What is an employee retention strategy?
An employee retention strategy is a plan companies create to reduce employee turnover rates. The strategy includes company policies and programs that make organizations a more appealing employer, which allows them to attract and retain qualified employees. The strategies you implement should be based on the specific needs of the employees. For example, some employees may prefer health club and investment benefits whereas other employees prefer affordable healthcare coverage.
Why create an employee retention strategy?
High turnover rates can be expensive, inconvenient and harmful to the overall success of a company. Constantly turning over employees forces the company to redistribute resources to recruit, hire and train new employees. A retention strategy can improve overall employee satisfaction rates, while also encouraging employees to focus on the success of the company.
9 Effective Employee Retention Strategies
Consider these nine effective employee retention strategies that you might consider implementing in your own organization:
- Focus on the hiring process
- Offer a competitive salary (and benefits)
- Offer additional incentives
- Train effective managers/leaders
- Encourage a culture of open communication
- Create clear work objectives
- Understand what makes employees leave/stay
- Encourage professional work relationships
- Value a work/life balance
1. Focus on the hiring process
Choosing the right candidate for the position in the first place is crucial. If an employee isn’t a good fit for their role, they will likely end up leaving the company, regardless of the other retention strategies that are in place. Focus on the hiring process by creating a job description that clearly describes the expected qualifications, skills and experience of the position. Effective hiring is especially important at the management level. Lower-level employees are more likely to leave an organization when they are not satisfied with the leadership.
2. Offer a competitive salary (And benefits)
One of the most common reasons for an employee choosing to leave a company is because they don’t feel like their value is appropriately compensated. Use Indeed Salary to understand the average salary for the intended position and make sure you are within the range. Benefits are also an important part of a compensation package and can be a great way to make up for a less competitive salary. Employees value insurance, retirement accounts, cell phone stipends and memberships to gyms or health clubs and will often include it as a part of their whole compensation package.
3. Offer additional incentives
Offering additional incentives can be a great way to show your employees that you value them. Investing in your employees’ professional success with professional development opportunities not only increases employees’ skills as they relate to the company, but also provides them with additional value as an employee. Offering the opportunity for professional development also helps the employee imagine a future with the company.
4. Train effective managers/leaders
Employees spend the majority of their workweek interacting with management. If they have a bad experience or do not feel like they are receiving clear and effective management, they are more likely to leave the company. Focus on training management with an emphasis on skills in leadership, communication and teamwork.
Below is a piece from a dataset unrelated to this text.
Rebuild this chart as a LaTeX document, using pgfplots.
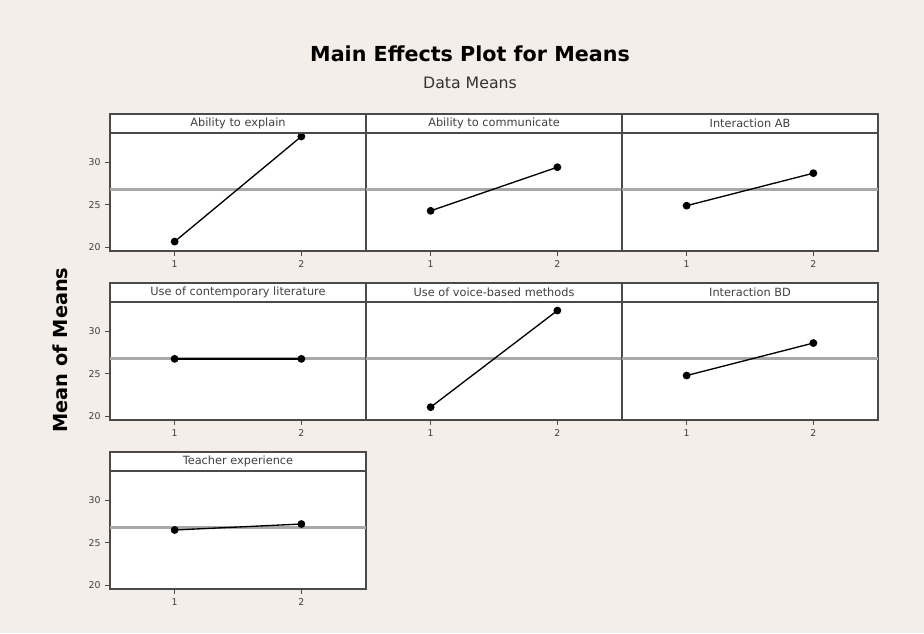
\documentclass[border=0pt]{standalone}
\usepackage{fontspec}
\setmainfont{DejaVu Sans}
\usepackage{pgfplots}
\pgfplotsset{compat=1.18}
\definecolor{bg}{HTML}{F3EEE9}
\definecolor{framec}{HTML}{4A4A4A}
\definecolor{meanc}{HTML}{A8A8A8}
\pgfplotsset{
  panel/.style={
    scale only axis, width=192pt, height=88.5pt,
    anchor=south west,
    xmin=0.49, xmax=2.51, ymin=19.6, ymax=33.4,
    xtick={1,2}, ytick={20,25,30},
    xtick pos=left, ytick pos=left,
    tick align=outside,
    major tick length=3.5pt,
    axis background/.style={fill=white},
    axis line style={draw=framec, line width=1.5pt},
    tick style={draw=framec, line width=0.7pt},
    /pgf/number format/assume math mode=true,
    ticklabel style={font=\fontsize{7}{8}\selectfont, text=black!75},
    after end axis/.append code={
      \node[draw=framec, line width=1.5pt, fill=white, minimum width=192pt,
        minimum height=14.25pt, inner sep=0pt, outer sep=0pt, anchor=south,
        font=\fontsize{8.5}{9}\selectfont, text=black!75]
        at (rel axis cs:0.5,1) {\striptext};
    },
  },
  noy/.style={yticklabels={}, ytick=\empty},
  meanline/.style={meanc, line width=2.3pt, forget plot},
  dat/.style={black, line width=1pt, mark=*, mark size=2.4pt},
}
\begin{document}
\begin{tikzpicture}
\path[use as bounding box, fill=bg] (0,0) rectangle (693pt,474.75pt);
% Row 1
\def\striptext{Ability to explain}
\begin{axis}[panel, at={(82.5pt,286.5pt)}]
\addplot[meanline] coordinates {(0.49,26.8) (2.51,26.8)};
\addplot[dat] coordinates {(1,20.7) (2,33.0)};
\end{axis}
\def\striptext{Ability to communicate}
\begin{axis}[panel, noy, at={(274.5pt,286.5pt)}]
\addplot[meanline] coordinates {(0.49,26.8) (2.51,26.8)};
\addplot[dat] coordinates {(1,24.3) (2,29.4)};
\end{axis}
\def\striptext{Interaction AB}
\begin{axis}[panel, noy, at={(466.5pt,286.5pt)}]
\addplot[meanline] coordinates {(0.49,26.8) (2.51,26.8)};
\addplot[dat] coordinates {(1,24.9) (2,28.7)};
\end{axis}
% Row 2
\def\striptext{Use of contemporary literature}
\begin{axis}[panel, at={(82.5pt,159.75pt)}]
\addplot[meanline] coordinates {(0.49,26.8) (2.51,26.8)};
\addplot[dat] coordinates {(1,26.75) (2,26.75)};
\end{axis}
\def\striptext{Use of voice-based methods}
\begin{axis}[panel, noy, at={(274.5pt,159.75pt)}]
\addplot[meanline] coordinates {(0.49,26.8) (2.51,26.8)};
\addplot[dat] coordinates {(1,21.1) (2,32.4)};
\end{axis}
\def\striptext{Interaction BD}
\begin{axis}[panel, noy, at={(466.5pt,159.75pt)}]
\addplot[meanline] coordinates {(0.49,26.8) (2.51,26.8)};
\addplot[dat] coordinates {(1,24.8) (2,28.6)};
\end{axis}
% Row 3
\def\striptext{Teacher experience}
\begin{axis}[panel, at={(82.5pt,33pt)}]
\addplot[meanline] coordinates {(0.49,26.8) (2.51,26.8)};
\addplot[dat] coordinates {(1,26.5) (2,27.2)};
\end{axis}
% Titles
\node[font=\bfseries\fontsize{15.5}{17}\selectfont] at (352.5pt,434.25pt) {Main Effects Plot for Means};
\node[font=\fontsize{11.8}{13}\selectfont, text=black!80] at (352.5pt,412.5pt) {Data Means};
\node[font=\bfseries\fontsize{14.5}{16}\selectfont, rotate=90] at (45pt,212.25pt) {Mean of Means};
\end{tikzpicture}
\end{document}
Related: How to Manage Employees
5. Encourage a culture of open communication
While problems in an organization cannot always be avoided, it is the process in which the company responds to them that matters the most. When employees can openly communicate with management and discuss their problems or concerns, satisfaction rates tend to be higher. A culture of open communication can also encourage trust among middle and upper-level management. Create a culture of open communication by welcoming employees’ requests and you will find that they value the company more and their place with it.
6. Create clear work objectives
Just as it is important for employees to have the opportunity to share their concerns, employees also want to know how they are doing professionally. When employees do not fully understand their duties or how their performance is measured, employee morale tends to decrease. Setting clear goals and objectives and regularly discussing progress towards those goals will not only motivate employees, but it will also give them clear expectations and help them to better understand their role in the organization. Annual reviews can provide the environment that is needed to discuss role objectives, progress and overall evaluation.
7. Understand what makes employees leave/stay
Understanding the reason why employees leave is an important part of reducing retention rates. Exit interviews give companies the opportunity to better understand the driving factors behind an employee’s decision to leave a company. Encourage open communication and keep track of the most common reasons for leaving. It can also be useful to consider why your current employees are staying. In a similar method to an exit interview, discuss with existing employees the things they enjoy the most and the things they feel could be improved about the company. This can help you understand the company’s culture as a whole.
8. Encourage professional work relationships
Employees that are engaged with a company tend to feel more connected to its goals. Encourage and develop work relationships among employees through employee outings and events. Even developing company-sponsored sports teams or volunteer events can be a great way to encourage a sense of community within your company.
9. Value a work/life balance
Employees who feel like the demands of their job are affecting their personal lives are more likely to find alternative employment. Giving employees the chance to work from home occasionally and being less rigid with work hours can improve employee satisfaction rates. Discourage management from calling or emailing employees with requests on evenings, weekends or vacation time. Regularly evaluate the expected responsibilities of each employee and consider how they are managing that workload.